Archive 27/02/2024.

On Inertia - in simple words

chris.daniel

After the dust settled after MapCamp 2019 and I managed to get home, I had a chance to think about my discussion with @alexander.simovic about Inertia. And I know that he and Adam are working on a really cool stuff in this space, so this is my brain dump, which I hope will serve as the primer.

Inertia has been the subject of my second position paper at LEF. The general conclusion was that Inertia is formed by capital with low-liquidity, such as knowledge or skills. It is far easier to learn something than to make money out of it.

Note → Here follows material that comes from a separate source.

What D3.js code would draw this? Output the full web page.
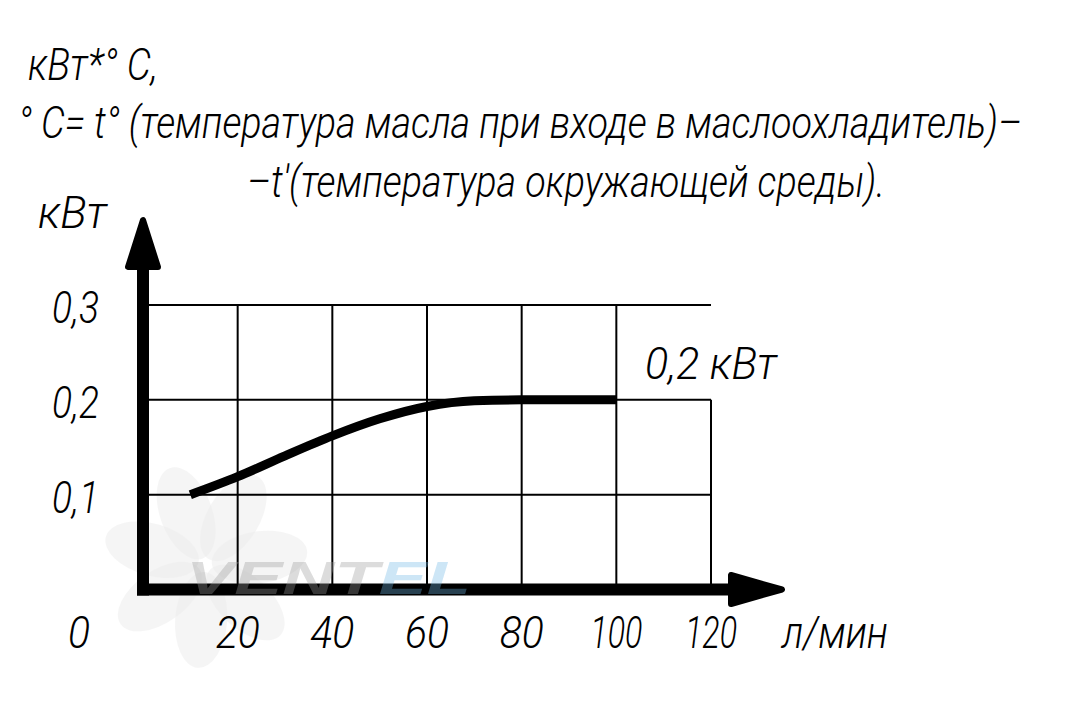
<!DOCTYPE html>
<html><head><meta charset="utf-8">
<script src="https://cdn.jsdelivr.net/npm/d3@7"></script>
<style>html,body{margin:0;padding:0;background:#fff;} svg{display:block;}</style>
</head><body>
<script>
// ---- data ----
const flow = [10, 20, 30, 40, 50, 60, 70, 80, 90, 100];
const power = [0.100, 0.119, 0.141, 0.162, 0.180, 0.193, 0.199, 0.200, 0.200, 0.200];
const xTicks = [20, 40, 60, 80, 100, 120];
const xTickLabels = ["20", "40", "60", "80", "100", "120"];
const yTicks = [0.1, 0.2, 0.3];
const yTickLabels = ["0,1", "0,2", "0,3"];
const headerLines = [
  "кВт*° С,",
  "° С= t° (температура масла при входе в маслоохладитель)–",
  "–t'(температура окружающей среды)."
];
const yUnit = "кВт";
const xUnit = "л/мин";
const originLabel = "0";
const annotation = "0,2 кВт";
const annotationValue = 0.2;

// ---- layout ----
const W = 1079, H = 723;
const svg = d3.select("body").append("svg").attr("width", W).attr("height", H);
const x = d3.scaleLinear().domain([0, 120]).range([143, 711]);
const y = d3.scaleLinear().domain([0, 0.3]).range([589.5, 305]);
const font = "Roboto, 'DejaVu Sans', sans-serif";
const FS = 45;

// text drawn at natural size then squeezed horizontally to the target width
function txt(s, x0, base, len, anchor) {
  const g = svg.append("g");
  const t = g.append("text").attr("x", 0).attr("y", 0).text(s)
    .attr("font-family", font).attr("font-weight", 300).attr("font-style", "italic")
    .attr("font-size", FS).attr("fill", "#000");
  const w = t.node().getComputedTextLength();
  const k = len / w;
  const left = anchor === "middle" ? x0 - len / 2 : x0;
  g.attr("transform", `translate(${left},${base}) scale(${k},1)`);
  return t;
}

// watermark fan (faint)
const wm = svg.append("g").attr("opacity", 0.5);
const fc = [205, 565];
d3.range(7).forEach(i => {
  wm.append("ellipse").attr("cx", fc[0]).attr("cy", fc[1] - 55).attr("rx", 26).attr("ry", 48)
    .attr("fill", "#dcdcdc").attr("opacity", 0.55)
    .attr("transform", `rotate(${i * 51 - 20},${fc[0]},${fc[1]})`);
});

// grid
const grid = svg.append("g").attr("stroke", "#000").attr("stroke-width", 2);
yTicks.forEach(v => {
  grid.append("line").attr("x1", x(0)).attr("x2", x(120)).attr("y1", y(v)).attr("y2", y(v));
});
xTicks.forEach(v => {
  const top = v === 120 ? 0.2 : 0.3;
  grid.append("line").attr("x1", x(v)).attr("x2", x(v)).attr("y1", y(0)).attr("y2", y(top));
});

// curve
svg.append("path")
  .datum(flow.map((f, i) => [f, power[i]]))
  .attr("d", d3.line().x(d => x(d[0])).y(d => y(d[1])).curve(d3.curveMonotoneX))
  .attr("fill", "none").attr("stroke", "#000").attr("stroke-width", 9).attr("stroke-linecap", "butt");

// axes
const ax = svg.append("g");
ax.append("line").attr("x1", x(0)).attr("x2", x(0)).attr("y1", y(0) + 6).attr("y2", 266)
  .attr("stroke", "#000").attr("stroke-width", 12);
ax.append("path").attr("d", `M${x(0)},220 L${x(0) - 15},267 L${x(0) + 15},267 Z`)
  .attr("fill", "#000").attr("stroke", "#000").attr("stroke-width", 6).attr("stroke-linejoin", "round");
ax.append("line").attr("x1", x(0) - 6).attr("x2", 732).attr("y1", y(0)).attr("y2", y(0))
  .attr("stroke", "#000").attr("stroke-width", 12);
ax.append("path").attr("d", `M782,${y(0)} L731,${y(0) - 14.5} L731,${y(0) + 14.5} Z`)
  .attr("fill", "#000").attr("stroke", "#000").attr("stroke-width", 6).attr("stroke-linejoin", "round");

// watermark text
const wt = svg.append("text").attr("x", 186).attr("y", 594)
  .attr("font-family", "'Liberation Sans', Arial, sans-serif").attr("font-weight", 700)
  .attr("font-style", "italic").attr("font-size", 46)
  .attr("textLength", 285).attr("lengthAdjust", "spacingAndGlyphs");
wt.append("tspan").text("VENT").attr("fill", "#9a9a9a").attr("fill-opacity", 0.35);
wt.append("tspan").text("EL").attr("fill", "#6fb6e6").attr("fill-opacity", 0.35);

// header text
txt(headerLines[0], 28, 80, 130);
txt(headerLines[1], 18, 138, 1004);
txt(headerLines[2], 247, 197, 638);
txt(yUnit, 38, 228, 69);

// y tick labels
yTicks.forEach((v, i) => txt(yTickLabels[i], 52, y(v) + 18, 47));
// origin label
txt(originLabel, 68, 648, 22);
// x tick labels
xTicks.forEach((v, i) => txt(xTickLabels[i], x(v), 648, xTickLabels[i].length === 3 ? 52 : 44, "middle"));
txt(xUnit, 782, 648, 106);
// annotation
txt(annotation, 645, y(annotationValue) - 21, 132);
</script>
</body></html>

In short, when your car gets old, you know it, and you know that it is worth much less than a new car. But when your knowledge gets old, you rarely notice that. More, you are inclined to believe that it still has value. And when we get to concepts even more challenging to analyse, such as being successful, things get really, really weird. People can think of themselves as about being successful, but I have not yet met a person who explicitly recognised this state as temporal. Actually, I would consider people that would loudly say they cut coupons from their past achievement as having extreme self-awareness. But I digress.

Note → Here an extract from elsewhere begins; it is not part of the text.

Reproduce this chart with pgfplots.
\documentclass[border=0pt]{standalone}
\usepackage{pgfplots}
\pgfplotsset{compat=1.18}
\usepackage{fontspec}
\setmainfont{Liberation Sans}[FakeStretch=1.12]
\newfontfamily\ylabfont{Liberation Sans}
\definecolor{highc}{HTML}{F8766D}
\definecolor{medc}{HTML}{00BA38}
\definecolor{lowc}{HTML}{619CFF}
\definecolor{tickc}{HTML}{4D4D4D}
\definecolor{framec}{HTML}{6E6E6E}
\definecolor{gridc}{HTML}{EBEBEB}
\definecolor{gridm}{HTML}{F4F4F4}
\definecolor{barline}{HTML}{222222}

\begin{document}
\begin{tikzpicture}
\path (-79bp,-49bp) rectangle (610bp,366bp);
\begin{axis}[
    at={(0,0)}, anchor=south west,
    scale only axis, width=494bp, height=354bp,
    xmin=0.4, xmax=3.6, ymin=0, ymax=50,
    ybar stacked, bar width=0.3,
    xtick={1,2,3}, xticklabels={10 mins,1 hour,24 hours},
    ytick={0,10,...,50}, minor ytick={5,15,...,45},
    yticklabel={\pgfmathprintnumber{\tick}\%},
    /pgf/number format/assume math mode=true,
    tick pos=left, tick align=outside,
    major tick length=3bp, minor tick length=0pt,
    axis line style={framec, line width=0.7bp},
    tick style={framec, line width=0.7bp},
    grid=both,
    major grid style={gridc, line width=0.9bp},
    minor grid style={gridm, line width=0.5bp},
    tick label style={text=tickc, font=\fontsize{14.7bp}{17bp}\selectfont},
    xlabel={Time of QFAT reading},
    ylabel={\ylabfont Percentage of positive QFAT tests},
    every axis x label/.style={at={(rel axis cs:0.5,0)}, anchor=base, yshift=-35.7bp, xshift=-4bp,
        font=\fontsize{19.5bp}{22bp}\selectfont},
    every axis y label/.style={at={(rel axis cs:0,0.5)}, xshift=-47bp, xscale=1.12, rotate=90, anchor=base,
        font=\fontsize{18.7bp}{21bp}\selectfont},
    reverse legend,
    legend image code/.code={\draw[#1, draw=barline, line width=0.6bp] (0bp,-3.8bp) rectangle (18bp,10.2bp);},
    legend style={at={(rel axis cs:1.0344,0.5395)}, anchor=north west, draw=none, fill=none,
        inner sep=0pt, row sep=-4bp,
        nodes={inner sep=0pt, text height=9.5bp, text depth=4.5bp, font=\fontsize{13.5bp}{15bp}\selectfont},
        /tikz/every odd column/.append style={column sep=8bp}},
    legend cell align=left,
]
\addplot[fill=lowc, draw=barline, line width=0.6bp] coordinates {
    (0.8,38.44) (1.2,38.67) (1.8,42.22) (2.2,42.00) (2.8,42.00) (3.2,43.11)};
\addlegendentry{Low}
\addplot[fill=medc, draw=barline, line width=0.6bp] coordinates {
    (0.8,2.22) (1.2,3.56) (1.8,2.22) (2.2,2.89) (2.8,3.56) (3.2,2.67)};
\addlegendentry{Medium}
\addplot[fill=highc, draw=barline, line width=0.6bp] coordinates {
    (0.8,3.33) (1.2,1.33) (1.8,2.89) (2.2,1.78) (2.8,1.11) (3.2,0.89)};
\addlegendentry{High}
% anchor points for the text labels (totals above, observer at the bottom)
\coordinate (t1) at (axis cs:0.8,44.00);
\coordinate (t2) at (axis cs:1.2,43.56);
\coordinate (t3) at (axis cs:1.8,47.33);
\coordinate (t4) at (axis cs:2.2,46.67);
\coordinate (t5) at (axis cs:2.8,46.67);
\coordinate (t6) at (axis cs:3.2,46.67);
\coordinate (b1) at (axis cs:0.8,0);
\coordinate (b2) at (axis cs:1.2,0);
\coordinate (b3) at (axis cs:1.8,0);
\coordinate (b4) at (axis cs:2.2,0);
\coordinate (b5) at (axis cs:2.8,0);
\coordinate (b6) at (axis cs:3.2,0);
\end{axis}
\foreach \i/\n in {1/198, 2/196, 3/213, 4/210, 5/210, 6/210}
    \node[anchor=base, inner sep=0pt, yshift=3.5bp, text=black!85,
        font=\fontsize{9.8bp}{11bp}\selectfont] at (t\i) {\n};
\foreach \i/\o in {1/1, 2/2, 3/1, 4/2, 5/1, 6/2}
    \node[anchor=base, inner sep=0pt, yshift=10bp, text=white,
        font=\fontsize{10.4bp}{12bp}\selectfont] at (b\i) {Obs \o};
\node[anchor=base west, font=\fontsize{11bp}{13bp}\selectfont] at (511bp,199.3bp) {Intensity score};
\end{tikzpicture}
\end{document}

The Inertia is created and sustained by components on two different levels - by people who use a particular component and by people who produce a particular component.

Customers’ Inertia

The moment you get your first customer, the customer learns how to use your solution. That newly created knowledge is customer intangible and illiquid asset. The customer spent some time (and money), but he cannot get it easily back. Most of the time, he will consider any changes to the component characteristics as undesired, because they render his skills useless and require more investments (learning time). And since components change characteristics significantly at least when moving from Custom-Built to Product and from Product to Utility, as @alexander.simovic summarised it, you cannot retain your first customers forever.
The good news is that customers’ Inertia goes away when a contract (API) is put in place. You can do whatever you want as long as you don’t invalidate customer knowledge!

Vendors’ Inertia

Vendors’ Inertia is caused by the same mechanism that creates Customers’ Inertia, with a few notable differences:

  • As a vendor, you own a lot of stuff. Being asset-heavy makes it challenging to change almost by definition because you have a lot of things to sell.
  • Your employees invest in particular skills and build their position based on them; they may ignore the fact that reality has changed.
  • All your incentives may reinforce existing behaviours.

Uncertainty

That is the fear of the unknown, and it makes people prefer what they have over what they could have.

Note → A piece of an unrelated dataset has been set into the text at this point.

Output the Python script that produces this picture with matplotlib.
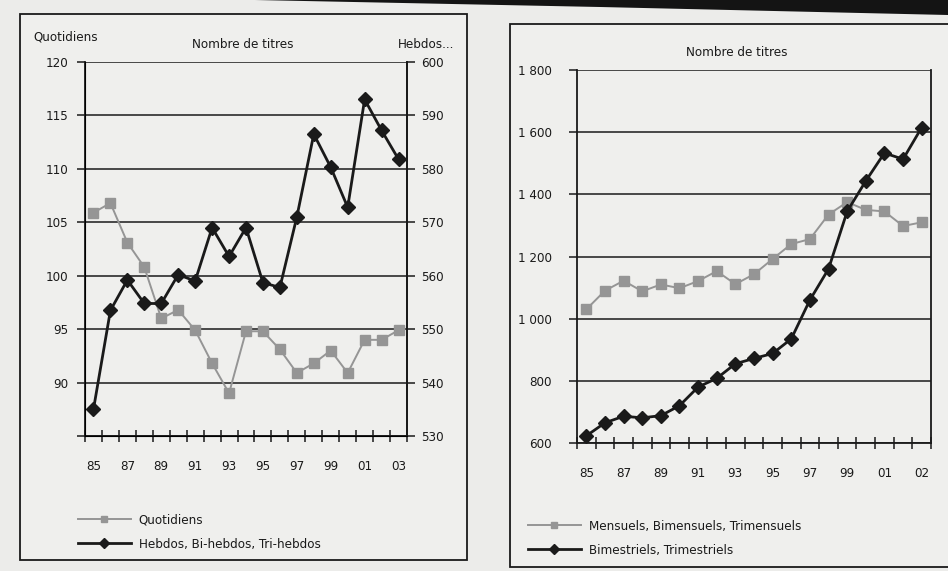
import matplotlib
matplotlib.use("Agg")
import matplotlib.pyplot as plt
from matplotlib.patches import Rectangle, Polygon
import numpy as np

plt.rcParams['font.family'] = ['DejaVu Sans']
plt.rcParams['font.stretch'] = 'condensed'

# ---------------- data ----------------
years_left = ["85", "86", "87", "88", "89", "90", "91", "92", "93", "94",
              "95", "96", "97", "98", "99", "00", "01", "02", "03"]
quotidiens = [105.9, 106.8, 103.1, 100.8, 96.0, 96.8, 94.9, 91.8, 89.0, 94.8,
              94.8, 93.1, 90.9, 91.8, 93.0, 90.9, 94.0, 94.0, 94.9]
hebdos = [535.0, 553.5, 559.2, 554.8, 554.8, 560.2, 559.0, 569.0, 563.6, 569.0,
          558.7, 557.8, 571.0, 586.5, 580.3, 572.8, 593.0, 587.2, 581.8]

left_tick_labels = ["85", "87", "89", "91", "93", "95", "97", "99", "01", "03"]
left_label_pos = [0, 2, 4, 6, 8, 10, 12, 14, 16, 18]
left_y_ticks = [85, 90, 95, 100, 105, 110, 115, 120]
left_y_labels = ["", "90", "95", "100", "105", "110", "115", "120"]
right_y_ticks = [530, 540, 550, 560, 570, 580, 590, 600]

years_right = ["85", "86", "87", "88", "89", "90", "91", "92", "93", "94",
               "95", "96", "97", "98", "99", "00", "01", "02", "03"]
mensuels = [1030, 1090, 1122, 1088, 1110, 1098, 1121, 1153, 1111, 1143,
            1192, 1240, 1256, 1335, 1375, 1350, 1345, 1298, 1310]
bimestriels = [623, 665, 686, 681, 688, 720, 780, 808, 855, 872,
               888, 935, 1060, 1160, 1345, 1443, 1533, 1513, 1615]
right_tick_labels = ["85", "87", "89", "91", "93", "95", "97", "99", "01", "02"]
right_label_pos = [0, 2, 4, 6, 8, 10, 12, 14, 16, 18]
r_y_ticks = [600, 800, 1000, 1200, 1400, 1600, 1800]
r_y_labels = ["600", "800", "1 000", "1 200", "1 400", "1 600", "1 800"]

# ---------------- figure ----------------
W, H = 948, 571
BG = "#ececea"
PANEL = "#efefed"
GREY = "#959595"
INK = "#1a1a1a"
fig = plt.figure(figsize=(W / 100, H / 100), dpi=100, facecolor=BG)


def fx(px):
    return px / W


def fy(py):
    return 1 - py / H


# dark header band at the top
fig.patches.append(Polygon([[fx(255), fy(0)], [fx(948), fy(0)], [fx(948), fy(15)],
                            [fx(600), fy(7)]], closed=True, transform=fig.transFigure,
                           facecolor="#141414", edgecolor="none", zorder=-5))

# panel frames
fig.patches.append(Rectangle((fx(20), fy(560)), fx(467) - fx(20), fy(14) - fy(560),
                             transform=fig.transFigure, facecolor=PANEL,
                             edgecolor=INK, linewidth=1.3, zorder=-5))
fig.patches.append(Rectangle((fx(510), fy(567)), fx(960) - fx(510), fy(24) - fy(567),
                             transform=fig.transFigure, facecolor=PANEL,
                             edgecolor=INK, linewidth=1.3, zorder=-5))

FS = 9.5


def style_axes(ax, n):
    ax.set_facecolor("none")
    ax.set_xlim(-0.5, n - 0.5)
    ax.spines['top'].set_visible(False)
    for s in ['left', 'right', 'bottom']:
        ax.spines[s].set_color(INK)
        ax.spines[s].set_linewidth(1.3)
    ax.set_xticks(np.arange(-0.5, n, 1.0))
    ax.set_xticklabels([])
    ax.tick_params(axis='x', direction='inout', length=8, width=1.1, color=INK)
    ax.yaxis.grid(True, color=INK, linewidth=1.1)
    ax.set_axisbelow(True)


# ---------------- left panel ----------------
axL = fig.add_axes([fx(85), fy(436), fx(407) - fx(85), fy(62) - fy(436)])
n = len(years_left)
xl = np.arange(n)
style_axes(axL, n)
axL.set_ylim(85, 120)
axL.set_yticks(left_y_ticks)
axL.set_yticklabels(left_y_labels, fontsize=FS, color=INK)
axL.tick_params(axis='y', direction='out', length=6, width=1.1, color=INK, pad=6)
for lp, lab in zip(left_label_pos, left_tick_labels):
    axL.text(lp, -0.065, lab, transform=axL.get_xaxis_transform(), ha='center',
             va='top', fontsize=FS, color=INK)

axL2 = axL.twinx()
axL2.set_ylim(530, 600)
axL2.set_yticks(right_y_ticks)
axL2.set_yticklabels([str(v) for v in right_y_ticks], fontsize=FS, color=INK)
axL2.tick_params(axis='y', direction='out', length=6, width=1.1, color=INK, pad=4)
axL2.spines['top'].set_visible(False)
axL2.spines['right'].set_color(INK)
axL2.spines['right'].set_linewidth(1.3)

lq, = axL.plot(xl, quotidiens, color=GREY, linewidth=1.4, marker='s',
               markersize=6.5, markerfacecolor=GREY, markeredgecolor=GREY,
               label="Quotidiens", zorder=3)
lh, = axL2.plot(xl, hebdos, color=INK, linewidth=2.0, marker='D',
                markersize=7.5, markerfacecolor=INK, markeredgecolor=INK,
                label="Hebdos, Bi-hebdos, Tri-hebdos", zorder=4)

fig.text(fx(33), fy(37), "Quotidiens", fontsize=FS, color=INK, ha='left', va='center')
fig.text(fx(243), fy(45), "Nombre de titres", fontsize=FS, color=INK, ha='center', va='center')
fig.text(fx(398), fy(45), "Hebdos...", fontsize=FS, color=INK, ha='left', va='center')

legL = fig.legend(handles=[lq, lh], loc='upper left',
                  bbox_to_anchor=(fx(66), fy(502)), frameon=False,
                  fontsize=FS, handlelength=4.0, labelspacing=0.85,
                  handletextpad=0.6, markerscale=0.7)
for t in legL.get_texts():
    t.set_color(INK)

# ---------------- right panel ----------------
axR = fig.add_axes([fx(577), fy(443), fx(931) - fx(577), fy(70) - fy(443)])
m = len(years_right)
xr = np.arange(m)
style_axes(axR, m)
axR.set_ylim(600, 1800)
axR.set_yticks(r_y_ticks)
axR.set_yticklabels(r_y_labels, fontsize=FS, color=INK)
axR.tick_params(axis='y', direction='out', length=6, width=1.1, color=INK, pad=12)
for lp, lab in zip(right_label_pos, right_tick_labels):
    axR.text(lp, -0.065, lab, transform=axR.get_xaxis_transform(), ha='center',
             va='top', fontsize=FS, color=INK)

lm, = axR.plot(xr, mensuels, color=GREY, linewidth=1.4, marker='s',
               markersize=6.5, markerfacecolor=GREY, markeredgecolor=GREY,
               label="Mensuels, Bimensuels, Trimensuels", zorder=3)
lb, = axR.plot(xr, bimestriels, color=INK, linewidth=2.0, marker='D',
               markersize=7.5, markerfacecolor=INK, markeredgecolor=INK,
               label="Bimestriels, Trimestriels", zorder=4)

fig.text(fx(737), fy(52), "Nombre de titres", fontsize=FS, color=INK, ha='center', va='center')

legR = fig.legend(handles=[lm, lb], loc='upper left',
                  bbox_to_anchor=(fx(516), fy(508)), frameon=False,
                  fontsize=FS, handlelength=4.0, labelspacing=0.85,
                  handletextpad=0.6, markerscale=0.7)
for t in legR.get_texts():
    t.set_color(INK)

fig.savefig("out.png", dpi=100, facecolor=BG)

What I am really curious to see is whether there is a way to measure the level of uncertainty in the organisation, even if the measurement will be just an approximation.

pETH

Love the analogy :joy:

In short, when your car gets old, you know it, and you know that it is worth much less than a new car. But when your knowledge gets old, you rarely notice that.

Great post!

chrizbo

Great post, thanks!

The concept of inertia (and gameplay) for customers is really interesting to me when applying Wardley Mapping to product management.

The inertia in this case would be at the top of the stack for customer use cases though, right? Customers don’t get to know the less visible components as much and they only see the surface level things that you provide. There is definitely something to be said about Conway’s Law when applied to organization/components but don’t they only see the use cases they get value from?

It makes me wonder what are the right components to ‘map’ for product managers. The discussion of trade offs, acceptable VUCA, and the explore vs. exploit balance seem of most importance when mapping…

Are there any pointers for this type of thing?

chrizbo

One other thought: could we use something like JTBD’s four forces to talk about inertia pushing back (and pulling forward)?

chris.daniel

Potentially yes. Inertia fits (or, better, expands) the habit and anxiety part. Anxiety summarises well the fear of uncertainty and changes, but the habit does not seem broad enough to cover past investment in illiquid assets (or creation of thereof).